(begin)

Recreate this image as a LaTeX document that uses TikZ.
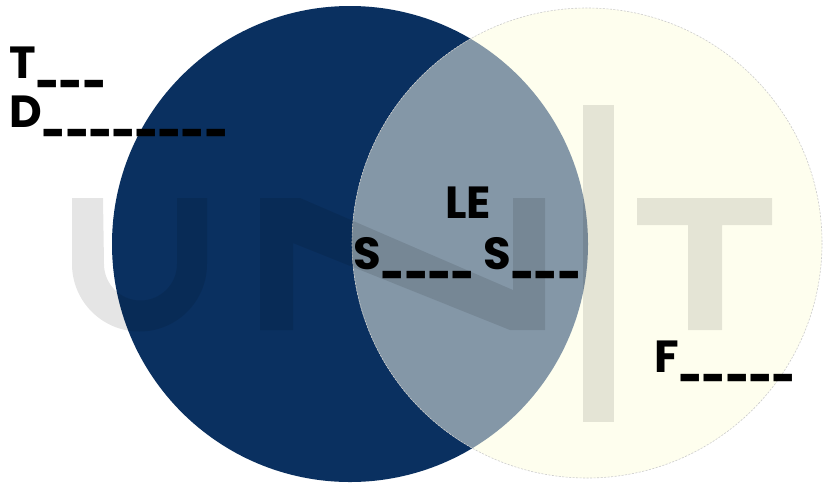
\documentclass[tikz,border=0pt]{standalone}
\usepackage{fontspec}
\usepackage{graphicx}
\setmainfont{Poppins}
\definecolor{navy}{RGB}{10,48,96}
\definecolor{cream}{RGB}{254,254,238}
\definecolor{mix}{RGB}{132,151,167}
\newcommand{\usc}{\scalebox{0.66}[1]{\_}}
\tikzset{
  lbl/.style={anchor=base west, inner sep=0pt, font=\fontsize{45}{45}\selectfont\bfseries, text=black},
  wm/.style={fill=black, fill opacity=0.1, draw=none}
}
\begin{document}
\begin{tikzpicture}[x=1pt,y=-1pt]
\useasboundingbox (0,0) rectangle (824,483);
\fill[white] (0,0) rectangle (824,483);
% circles
\fill[navy] (350,244) circle[radius=238];
\fill[cream] (587,243) circle[radius=235];
\begin{scope}
  \clip (350,244) circle[radius=238];
  \fill[mix] (587,243) circle[radius=235];
\end{scope}
\draw[black!20, line width=0.6pt, dash pattern=on 2pt off 1.5pt] (587,243) circle[radius=235];
% watermark UNT
\fill[wm] (72,198) -- (72,264) arc[start angle=180,end angle=0,radius=67.5]
  -- (207,198) -- (177,198) -- (177,264) arc[start angle=0,end angle=180,radius=36.5]
  -- (103,198) -- cycle;
\fill[wm] (260,198) -- (300,198) -- (513,290) -- (513,198) -- (545,198) -- (545,330)
  -- (510,330) -- (293,243) -- (293,330) -- (260,330) -- cycle;
\fill[wm] (583,105) rectangle (614,422);
\fill[wm] (637,198) -- (772,198) -- (772,225) -- (722,225) -- (722,330) -- (688,330) -- (688,225) -- (637,225) -- cycle;
% labels
\node[lbl] (t1) at (9,78) {T\usc\usc\usc};
\node[lbl] (d1) at (9,127) {D\usc\usc\usc\usc\usc\usc\usc\usc};
\node[lbl] (le) at (445,218) {LE};
\node[lbl] (ss) at (353,269) {S\usc\usc\usc\usc\ S\usc\usc\usc};
\node[lbl] (f1) at (654,372) {F\usc\usc\usc\usc\usc};
\end{tikzpicture}
\end{document}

(end)

> _Your objective_:
Write the lines above out again exactly, without any of their pictures.

> _Solution_:
Recreate this image as a LaTeX document that uses TikZ.
\documentclass[tikz,border=0pt]{standalone}
\usepackage{fontspec}
\usepackage{graphicx}
\setmainfont{Poppins}
\definecolor{navy}{RGB}{10,48,96}
\definecolor{cream}{RGB}{254,254,238}
\definecolor{mix}{RGB}{132,151,167}
\newcommand{\usc}{\scalebox{0.66}[1]{\_}}
\tikzset{
  lbl/.style={anchor=base west, inner sep=0pt, font=\fontsize{45}{45}\selectfont\bfseries, text=black},
  wm/.style={fill=black, fill opacity=0.1, draw=none}
}
\begin{document}
\begin{tikzpicture}[x=1pt,y=-1pt]
\useasboundingbox (0,0) rectangle (824,483);
\fill[white] (0,0) rectangle (824,483);
% circles
\fill[navy] (350,244) circle[radius=238];
\fill[cream] (587,243) circle[radius=235];
\begin{scope}
  \clip (350,244) circle[radius=238];
  \fill[mix] (587,243) circle[radius=235];
\end{scope}
\draw[black!20, line width=0.6pt, dash pattern=on 2pt off 1.5pt] (587,243) circle[radius=235];
% watermark UNT
\fill[wm] (72,198) -- (72,264) arc[start angle=180,end angle=0,radius=67.5]
  -- (207,198) -- (177,198) -- (177,264) arc[start angle=0,end angle=180,radius=36.5]
  -- (103,198) -- cycle;
\fill[wm] (260,198) -- (300,198) -- (513,290) -- (513,198) -- (545,198) -- (545,330)
  -- (510,330) -- (293,243) -- (293,330) -- (260,330) -- cycle;
\fill[wm] (583,105) rectangle (614,422);
\fill[wm] (637,198) -- (772,198) -- (772,225) -- (722,225) -- (722,330) -- (688,330) -- (688,225) -- (637,225) -- cycle;
% labels
\node[lbl] (t1) at (9,78) {T\usc\usc\usc};
\node[lbl] (d1) at (9,127) {D\usc\usc\usc\usc\usc\usc\usc\usc};
\node[lbl] (le) at (445,218) {LE};
\node[lbl] (ss) at (353,269) {S\usc\usc\usc\usc\ S\usc\usc\usc};
\node[lbl] (f1) at (654,372) {F\usc\usc\usc\usc\usc};
\end{tikzpicture}
\end{document}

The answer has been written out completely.